Wednesday, December 07, 2016

Oh Yeah, About that "Post-National" Business


Justin Trudeau has proclaimed Canada the "first post-national state."  We're not the first country to be smeared with that label. In fact we may be the last. Justin's world view is hopelessly outdated. From Foreign Policy:

...one of the paradoxes of globalization has been that, as cross-border travel, migration, and trade have increased, attachment to national identity has not weakened, but instead grown stronger. Since 1981 the European and World Values Surveys have asked respondents whether they feel “very proud,” “quite proud,” “not very proud,” or “not at all proud” of their national identity (see chart below). That recent decades have seen an upsurge in national attachment in authoritarian regimes such as Russia or China is unsurprising, yet less noted is a return of national pride in societies that were once thought of “post-national,” such as Germany, Sweden, and the Netherlands. This surge in national pride has been concurrent with the growth of “new right” political parties, such as the Sweden Democrats (SD), the Alternative for Germany (AfD), and the Party for Freedom (PVV) in the Netherlands.

...Why have citizens across Western democracies become increasingly nationalistic, opposed to mass migration, and suspicious of international institutions?
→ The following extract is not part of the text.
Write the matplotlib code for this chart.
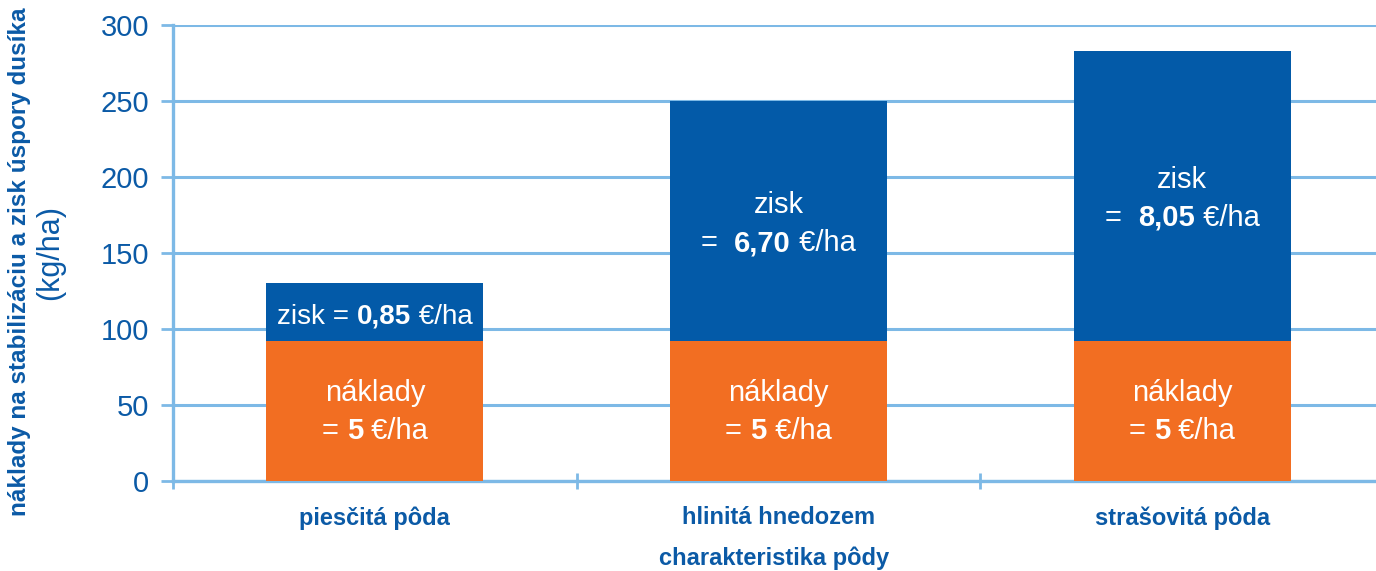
import matplotlib
matplotlib.use("Agg")
import matplotlib.pyplot as plt
from matplotlib.transforms import ScaledTranslation

# data (kg/ha)
categories = ["piesčitá pôda", "hlinitá hnedozem", "strašovitá pôda"]
naklady = [92, 92, 92]
zisk = [38, 158, 191]
zisk_eur = ["0,85", "6,70", "8,05"]
naklady_eur = ["5", "5", "5"]

ORANGE = "#f26e22"
BLUE = "#035aa8"
DARK = "#0b5aa6"
LIGHT = "#7db9e6"

plt.rcParams['font.family'] = ['Liberation Sans', 'DejaVu Sans']

fig = plt.figure(figsize=(13.76, 5.71), dpi=100)
ax = fig.add_axes([173 / 1376, 1 - 481 / 571, 1 - 173 / 1376, (481 - 25) / 571])

x = list(range(len(categories)))
width = 0.538
ax.bar(x, naklady, width, color=ORANGE, zorder=3)
ax.bar(x, zisk, width, bottom=naklady, color=BLUE, zorder=3)

ax.set_xlim(-0.5, 2.48)
ax.set_ylim(0, 300)
ax.set_yticks(range(0, 301, 50))
ax.set_xticks(x)
ax.set_xticklabels(categories, fontsize=17, weight='bold', color=DARK)
ax.set_xticks([-0.5, 0.5, 1.5], minor=True)

ax.yaxis.grid(True, color=LIGHT, linewidth=2.2, zorder=0)
ax.set_axisbelow(True)
for side in ['top', 'right']:
    ax.spines[side].set_visible(False)
for side in ['left', 'bottom']:
    ax.spines[side].set_color(LIGHT)
    ax.spines[side].set_linewidth(2.4)

ax.tick_params(axis='y', direction='out', length=9, width=2, color=LIGHT,
               labelsize=21, labelcolor=DARK, pad=8)
ax.tick_params(axis='x', which='major', length=0, pad=18)
ax.tick_params(axis='x', which='minor', direction='inout', length=11, width=2, color=LIGHT)

renderer = fig.canvas.get_renderer()


def mixed_line(xc, yc, parts, size=21):
    # draw text pieces of different weight centred on (xc, yc)
    texts, widths = [], []
    for s, w in parts:
        t = ax.text(xc, yc, s, fontsize=size, weight=w, color='white',
                    ha='left', va='center_baseline', zorder=5)
        widths.append(t.get_window_extent(renderer).width)
        texts.append(t)
    off = -sum(widths) / 2
    for t, wd in zip(texts, widths):
        t.set_transform(ax.transData + ScaledTranslation(off / fig.dpi, 0, fig.dpi_scale_trans))
        off += wd


gap = 12.5  # half of line spacing in data units
for i in x:
    mid_n = naklady[i] / 2 + 1.5
    mixed_line(i, mid_n + gap, [("náklady", 'normal')])
    mixed_line(i, mid_n - gap, [("= ", 'normal'), (naklady_eur[i], 'bold'), (" €/ha", 'normal')])
    mid_z = naklady[i] + zisk[i] / 2
    if zisk[i] < 60:
        mixed_line(i, mid_z - 1, [("zisk = ", 'normal'), (zisk_eur[i], 'bold'), (" €/ha", 'normal')], size=20)
    else:
        mixed_line(i, mid_z + gap, [("zisk", 'normal')])
        mixed_line(i, mid_z - gap, [("=  ", 'normal'), (zisk_eur[i], 'bold'), (" €/ha", 'normal')])

fig.text(20 / 1376, 1 - 262 / 571, "náklady na stabilizáciu a zisk úspory dusíka",
         rotation=90, ha='center', va='center', fontsize=17.5, weight='bold', color=DARK)
fig.text(50 / 1376, 1 - 253 / 571, "(kg/ha)", rotation=90, ha='center', va='center',
         fontsize=22, color=DARK)
fig.text(774 / 1376, 1 - 558 / 571, "charakteristika pôdy", ha='center', va='center',
         fontsize=17, weight='bold', color=DARK)

fig.savefig("out.png", dpi=100)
One answer is that this is a consequence of the financial crisis, which has left deep pockets of economic deprivation and underemployment. But that answer is clearly wrong, because these trends have been in place for the better part of 30 years. A more accurate answer would be that they reflect an inherent tension between national democratic sovereignty and elite-led efforts at global integration, and that this tension has now reached its breaking point.
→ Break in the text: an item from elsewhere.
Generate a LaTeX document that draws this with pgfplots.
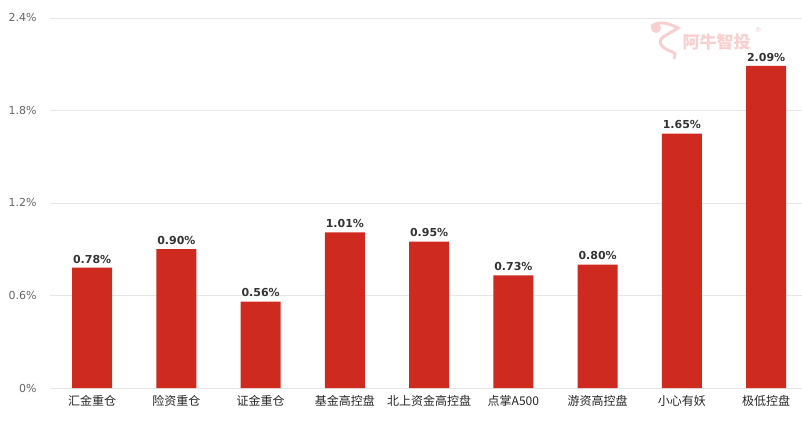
\documentclass[border=0pt]{standalone}
\usepackage{pgfplots}
\pgfplotsset{compat=1.18}
\usepackage{fontspec}
\setmainfont{DejaVu Sans}
\newfontfamily\cjk{Noto Sans CJK SC}
\definecolor{barred}{HTML}{CF2A20}
\definecolor{gridc}{HTML}{E6E6E6}
\definecolor{tickc}{HTML}{666666}
\definecolor{valc}{HTML}{333333}
\definecolor{wm}{HTML}{F8CFCF}
\begin{document}
\begin{tikzpicture}
\begin{axis}[
  at={(0,0)}, anchor=south west,
  scale only axis,
  x=84.25bp, y=154.17bp,
  xmin=-0.5, xmax=8.43,
  ymin=0, ymax=2.4,
  clip=false,
  axis line style={draw=none},
  axis x line*=bottom,
  ytick={0,0.6,1.2,1.8,2.4},
  yticklabels={0\%,0.6\%,1.2\%,1.8\%,2.4\%},
  yticklabel style={font=\fontsize{11bp}{13bp}\selectfont, text=tickc, xshift=-10bp},
  /pgf/number format/assume math mode=true,
  ymajorgrids,
  grid style={gridc, line width=0.8bp},
  major tick length=0pt,
  xtick={0,...,8},
  xticklabels={汇金重仓,险资重仓,证金重仓,基金高控盘,北上资金高控盘,点掌A500,游资高控盘,小心有妖,极低控盘},
  xticklabel style={font=\cjk\fontsize{12bp}{14bp}\selectfont, text=black!85, yshift=-4bp},
  ybar, bar width=0.475,
  nodes near coords,
  nodes near coords style={font=\bfseries\fontsize{11bp}{13bp}\selectfont, text=valc, yshift=1bp},
  point meta=explicit symbolic,
]
\addplot[fill=barred, draw=none] coordinates {
  (0,0.78) [0.78\%]
  (1,0.90) [0.90\%]
  (2,0.56) [0.56\%]
  (3,1.01) [1.01\%]
  (4,0.95) [0.95\%]
  (5,0.73) [0.73\%]
  (6,0.80) [0.80\%]
  (7,1.65) [1.65\%]
  (8,2.09) [2.09\%]
};
\end{axis}
\node[text=wm, font=\cjk\bfseries\fontsize{17bp}{19bp}\selectfont, anchor=west] at (629bp,346bp) {阿牛智投};
\node[text=wm, font=\fontsize{7bp}{8bp}\selectfont] at (708bp,358bp) {®};
\draw[wm, line width=3bp, line cap=round] (602bp,362bp) .. controls (610bp,368bp) and (620bp,364bp) .. (628bp,360bp)
  .. controls (616bp,352bp) and (606bp,350bp) .. (612bp,342bp) .. controls (620bp,334bp) and (628bp,338bp) .. (624bp,330bp);
\fill[wm] (606bp,360bp) circle (5bp);
\pgfresetboundingbox
\path[use as bounding box] (-50bp,-33bp) rectangle (752bp,388bp);
\end{tikzpicture}
\end{document}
As economies and societies around the globe become more and more interconnected and bound within transnational rules and institutions, the range of policy options available to domestic policymakers has declined. ...Thus, on issue after issue, from corporate taxation, to control over immigration, to fiscal and monetary policy, national elites frequently find themselves unable to deliver policies consistent with public preferences. Instead they have blamed international institutions for their inability to take actions that they privately do not condone. In this way, politics feel obliged, in the words of Hillary Clinton, to maintain “both a public and a private position.”

Yet the constraints on national sovereignty entailed by global markets and institutions has weakened the mechanisms that once translated popular views into public policy, leading to a “democratic deficit”’ that has left citizens increasingly frustrated with democratic politics, and increasingly with the democratic system itself. At the same time, the institutions of “global governance” have failed not only to provide avenues for popular participation, but also to deliver outcomes that such participation would be liable to generate, such as compensation for the losers from global trade, or protection of the identities and ways of life of local and national communities. In the words of Larry Summers, one of global integration’s advocates, it is a project “carried out by elites, for elites, with little consideration for the interests of ordinary people."
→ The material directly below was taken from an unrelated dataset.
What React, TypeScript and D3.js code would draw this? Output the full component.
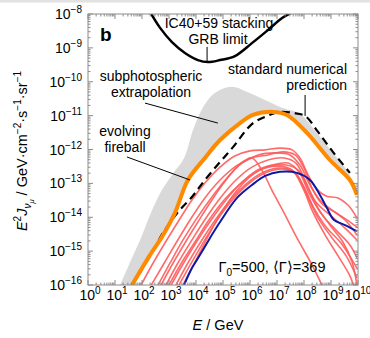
import React from 'react';
import * as d3 from 'd3';

// all series as [log10(E / GeV), log10(E^2 J / GeV cm^-2 s^-1 sr^-1)]
const xDecades = d3.range(0, 11);
const yDecades = d3.range(-16, -7);

const icStackingLimit = [
  [2.30, -7.94], [2.67, -8.41], [3.11, -8.83], [3.59, -9.15], [4.07, -9.36], [4.44, -9.42],
  [4.89, -9.36], [5.44, -9.24], [6.07, -8.86], [6.67, -8.47], [7.19, -8.12], [7.59, -7.94],
];

const standardPrediction = [
  [1.63, -16.0], [2.30, -15.14], [2.78, -14.46], [3.33, -13.85], [3.85, -13.40], [4.33, -12.90],
  [4.89, -12.37], [5.37, -11.93], [6.07, -11.25], [6.63, -11.01], [7.11, -10.89], [7.59, -10.92],
  [8.04, -11.01], [8.52, -11.48], [9.07, -12.07], [9.70, -12.69],
];

const evolvingFireball = [
  [1.63, -16.0], [2.30, -15.11], [2.74, -14.58], [3.22, -13.87], [3.70, -12.90], [4.33, -12.25],
  [4.89, -11.72], [5.63, -11.22], [6.11, -10.98], [6.85, -10.89], [7.37, -10.98], [8.11, -11.51],
  [8.96, -12.31], [9.70, -12.90], [9.96, -13.34],
];

// upper edge of the grey band, the lower edge is the evolving fireball curve
const subphotosphericUpper = [
  [1.19, -16.0], [1.56, -15.32], [1.93, -14.67], [2.30, -13.93], [2.70, -13.25], [3.11, -12.75],
  [3.56, -12.25], [3.89, -11.42], [4.26, -10.75], [4.70, -10.33], [5.33, -10.15], [5.81, -10.27],
  [6.56, -10.54], [7.19, -10.77], [7.85, -10.95], [8.48, -11.51], [9.07, -12.10], [9.59, -12.61],
  [9.96, -13.20],
];

const meanShell = [
  [3.56, -16.0], [3.85, -15.50], [4.15, -15.11], [4.52, -14.61], [4.89, -14.14], [5.52, -13.43],
  [6.07, -13.05], [6.56, -12.78], [7.11, -12.66], [7.74, -12.69], [8.22, -12.90], [8.59, -13.34],
  [8.85, -13.73], [9.11, -14.08], [9.52, -14.23], [9.96, -14.41],
];

const shellRuns = [
  [[1.93, -16.06], [2.37, -15.41], [2.85, -14.76], [3.33, -14.14], [3.85, -13.49], [4.33, -12.99], [4.89, -12.52], [5.44, -12.19], [6.00, -12.04], [6.56, -12.01], [7.11, -11.96], [7.56, -12.01], [7.85, -12.25], [8.15, -12.75], [8.44, -13.14], [8.81, -13.37], [9.26, -13.43], [9.63, -13.64], [9.96, -14.02]],
  [[2.56, -16.06], [3.04, -15.35], [3.52, -14.67], [4.04, -14.02], [4.59, -13.40], [5.15, -12.84], [5.70, -12.40], [6.30, -12.16], [6.93, -12.10], [7.48, -12.16], [7.85, -12.46], [8.22, -13.05], [8.59, -13.49], [9.04, -13.79], [9.52, -14.08], [9.96, -14.52]],
  [[2.85, -16.06], [3.33, -15.35], [3.85, -14.67], [4.37, -14.02], [4.93, -13.40], [5.48, -12.90], [6.07, -12.52], [6.67, -12.31], [7.26, -12.25], [7.70, -12.40], [8.07, -12.96], [8.44, -13.55], [8.96, -13.93], [9.52, -14.32], [9.96, -14.67]],
  [[3.04, -16.06], [3.52, -15.38], [4.04, -14.70], [4.56, -14.08], [5.11, -13.49], [5.67, -12.99], [6.22, -12.63], [6.81, -12.46], [7.41, -12.40], [7.81, -12.66], [8.22, -13.34], [8.67, -13.93], [9.19, -14.38], [9.70, -14.82], [9.96, -15.20]],
  [[3.22, -16.06], [3.70, -15.35], [4.22, -14.67], [4.74, -14.05], [5.30, -13.46], [5.85, -13.02], [6.44, -12.69], [7.04, -12.55], [7.56, -12.61], [7.96, -13.05], [8.37, -13.73], [8.85, -14.32], [9.37, -14.76], [9.96, -15.50]],
  [[3.33, -16.06], [3.85, -15.32], [4.37, -14.61], [4.89, -13.96], [5.48, -13.37], [6.07, -12.93], [6.67, -12.66], [7.26, -12.58], [7.74, -12.75], [8.11, -13.34], [8.52, -14.02], [9.04, -14.61], [9.56, -15.14], [9.96, -15.79]],
  [[2.67, -16.06], [3.11, -15.41], [3.59, -14.76], [4.07, -14.14], [4.59, -13.49], [5.11, -12.90], [5.63, -12.43], [6.07, -12.25], [6.44, -12.61], [6.81, -13.20], [7.26, -13.87], [7.78, -14.67], [8.30, -15.41], [8.70, -16.06]],
  [[3.48, -16.06], [4.15, -15.03], [4.78, -14.08], [5.52, -13.20], [6.30, -12.63], [7.04, -12.49], [7.56, -12.61], [7.96, -13.14], [8.33, -13.85], [8.78, -14.52], [9.26, -15.14], [9.70, -15.73], [9.85, -16.06]],
  [[2.30, -16.06], [2.78, -15.41], [3.26, -14.76], [3.78, -14.08], [4.33, -13.43], [4.89, -12.90], [5.48, -12.49], [6.07, -12.25], [6.67, -12.16], [7.22, -12.07], [7.67, -12.16], [8.00, -12.55], [8.30, -13.14], [8.67, -13.61], [9.15, -13.85], [9.59, -14.08], [9.96, -14.29]],
  [[2.96, -16.06], [3.44, -15.38], [3.96, -14.73], [4.48, -14.08], [5.04, -13.49], [5.63, -13.02], [6.19, -12.69], [6.74, -12.49], [7.33, -12.46], [7.78, -12.61], [8.15, -13.14], [8.52, -13.73], [8.96, -14.23], [9.44, -14.73], [9.78, -15.32], [9.96, -16.00]],
];

// leader lines from the labels to their curves
const leaders = [
  [[4.41, -8.97], [4.41, -9.42]],
  [[8.04, -10.39], [8.04, -11.01]],
  [[2.11, -10.63], [4.81, -11.22]],
  [[1.44, -12.22], [3.78, -12.90]],
];

const font = '"Liberation Sans", Arial, Helvetica, sans-serif';

type Seg = { t: string; shift?: number; size?: number; italic?: boolean };

function Rich({ segs, fs, ...rest }: { segs: Seg[]; fs: number; [k: string]: any }) {
  let prev = 0;
  return (
    <text fontSize={fs} fontFamily={font} {...rest}>
      {segs.map((s, i) => {
        const shift = s.shift || 0;
        const dy = shift - prev;
        prev = shift;
        return (
          <tspan key={i} dy={dy} fontSize={s.size || fs} fontStyle={s.italic ? 'italic' : undefined}>
            {s.t}
          </tspan>
        );
      })}
    </text>
  );
}

export default function App() {
  const width = 370;
  const height = 338;
  const plot = { left: 88, right: 358, top: 14, bottom: 285 };

  const x = d3.scaleLog().domain([1, 1e10]).range([plot.left, plot.right]);
  const y = d3.scaleLog().domain([1e-16, 1e-8]).range([plot.bottom, plot.top]);

  const line = d3.line<number[]>()
    .x(d => x(10 ** d[0]))
    .y(d => y(10 ** d[1]))
    .curve(d3.curveCatmullRom.alpha(0.5));
  const straight = d3.line<number[]>()
    .x(d => x(10 ** d[0]))
    .y(d => y(10 ** d[1]));

  const greyBand = line(subphotosphericUpper) + (line(evolvingFireball.slice().reverse()) || '').replace(/^M/, 'L') + 'Z';

  const axisColor = '#8c8c8c';
  const xTicks: { v: number; major: boolean }[] = [];
  xDecades.forEach(k => {
    if (k === 10) { xTicks.push({ v: 10 ** k, major: true }); return; }
    for (let m = 1; m < 10; m++) xTicks.push({ v: m * 10 ** k, major: m === 1 });
  });
  const yTicks: { v: number; major: boolean }[] = [];
  yDecades.forEach(k => {
    if (k === -8) { yTicks.push({ v: 10 ** k, major: true }); return; }
    for (let m = 1; m < 10; m++) yTicks.push({ v: m * 10 ** k, major: m === 1 });
  });

  const fs = 14;
  const sup = 10;

  return (
    <div style={{ position: 'absolute', left: 0, top: 0 }}>
      <svg width={width} height={height} style={{ display: 'block', background: '#fff' }}>
        <rect x={0} y={0} width={width} height={2.5} fill="#e2e2e2" />
        <defs>
          <clipPath id="plotClip">
            <rect x={plot.left} y={plot.top} width={plot.right - plot.left} height={plot.bottom - plot.top} />
          </clipPath>
        </defs>

        <g clipPath="url(#plotClip)">
          <path d={greyBand} fill="#d9d9d9" stroke="none" />
          {shellRuns.map((run, i) => (
            <path key={i} d={line(run) || ''} fill="none" stroke="#ff5a5a" strokeOpacity={0.9} strokeWidth={1.6} />
          ))}
          <path d={line(meanShell) || ''} fill="none" stroke="#0d1aa6" strokeWidth={2} />
          <path d={line(standardPrediction) || ''} fill="none" stroke="#000" strokeWidth={2.2} strokeDasharray="8,5" />
          <path d={line(evolvingFireball) || ''} fill="none" stroke="#ff8a00" strokeWidth={4} />
          <path d={line(icStackingLimit) || ''} fill="none" stroke="#000" strokeWidth={2.5} />
          {leaders.map((l, i) => (
            <path key={i} d={straight(l) || ''} fill="none" stroke="#000" strokeWidth={1} />
          ))}
        </g>

        {/* frame and inward ticks */}
        <rect x={plot.left} y={plot.top} width={plot.right - plot.left} height={plot.bottom - plot.top}
          fill="none" stroke={axisColor} strokeWidth={1} />
        {xTicks.map((t, i) => {
          const len = t.major ? 5 : 2.5;
          const px = x(t.v);
          return (
            <g key={'x' + i} stroke={axisColor} strokeWidth={1}>
              <line x1={px} x2={px} y1={plot.bottom} y2={plot.bottom - len} />
              <line x1={px} x2={px} y1={plot.top} y2={plot.top + len} />
            </g>
          );
        })}
        {yTicks.map((t, i) => {
          const len = t.major ? 5 : 2.5;
          const py = y(t.v);
          return (
            <g key={'y' + i} stroke={axisColor} strokeWidth={1}>
              <line x1={plot.left} x2={plot.left + len} y1={py} y2={py} />
              <line x1={plot.right} x2={plot.right - len} y1={py} y2={py} />
            </g>
          );
        })}

        {/* tick labels */}
        {xDecades.map(k => (
          <Rich key={'xl' + k} fs={fs} x={x(10 ** k) + (k === 10 ? 0 : 2)} y={300} textAnchor="middle"
            segs={[{ t: '10' }, { t: String(k), shift: -6, size: sup }]} />
        ))}
        {yDecades.map(k => (
          <Rich key={'yl' + k} fs={fs} x={82} y={y(10 ** k) + 5} textAnchor="end"
            segs={[{ t: '10' }, { t: '\u2212' + String(-k), shift: -6, size: sup }]} />
        ))}

        {/* axis titles */}
        <Rich fs={14.5} x={218} y={330} textAnchor="middle"
          segs={[{ t: 'E', italic: true }, { t: ' / GeV' }]} />
        <Rich fs={14.5} textAnchor="middle" transform="translate(27,151) rotate(-90)"
          segs={[
            { t: 'E', italic: true }, { t: '2', shift: -6, size: 10 },
            { t: 'J', italic: true }, { t: '\u03bd', shift: 4, size: 10, italic: true },
            { t: '\u03bc', shift: 6.5, size: 7.5, italic: true },
            { t: ' / GeV\u00b7cm' }, { t: '\u22122', shift: -6, size: 10 },
            { t: '\u00b7s' }, { t: '\u22121', shift: -6, size: 10 },
            { t: '\u00b7sr' }, { t: '\u22121', shift: -6, size: 10 },
          ]} />

        {/* annotations */}
        <text x={100} y={41} fontFamily={font} fontSize={19} fontWeight="bold">b</text>
        <g fontFamily={font} fontSize={14} fill="#000">
          <text x={219} y={28} textAnchor="middle">IC40+59 stacking</text>
          <text x={218} y={44} textAnchor="middle">GRB limit</text>
          <text x={347} y={74} textAnchor="end">standard numerical</text>
          <text x={347} y={90} textAnchor="end">prediction</text>
          <text x={151} y={81} textAnchor="middle">subphotospheric</text>
          <text x={151} y={97} textAnchor="middle">extrapolation</text>
          <text x={125} y={136} textAnchor="middle">evolving</text>
          <text x={125} y={152} textAnchor="middle">fireball</text>
        </g>
        <Rich fs={14.5} x={272} y={272} textAnchor="middle"
          segs={[
            { t: '\u0393' }, { t: '0', shift: 3.5, size: 10 },
            { t: '=500, \u27e8\u0393\u27e9=369' },
          ]} />
      </svg>
    </div>
  );
}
...As the differences between establishment parties on the left and right have dwindled in many countries, the only way for voters to effect a change in policy has been to rally to parties that reject many of the traditional rules of the democratic game. In this way, as politicians’ responsiveness to citizens has decreased, citizens have been encouraged to turn away from democracy.

Far from eroding the nation-state, the era of elite-led global integration in the years after 1989 has similarly failed to create legitimate transnational institutions, leaving national democratic communities as the primary source of identity, security, and loyalty for citizens. Now that the defenders of the traditional nation-state are regaining the power they have coveted for so long, the future of global governance rests in their hands. At stake is whether they succeed in finding a new balance between national sovereignty and transnational cooperation — or instead, return us to an era of mercantilism, inter-state competition, and great-power warfare.

Unfortunately, all of this reality passes straight over the head of our prime minister who remains hellbent on perpetuating the project "carried out by elites, for elites, with little consideration for the interests of ordinary people." It's sad, really. We deserve better, much better.

Global integration is an ideology, nothing more. It's founded on social science that's not evidence based but faith based. Stephen Harper was a true believer. Justin Trudeau is as devout a disciple as the man he displaced.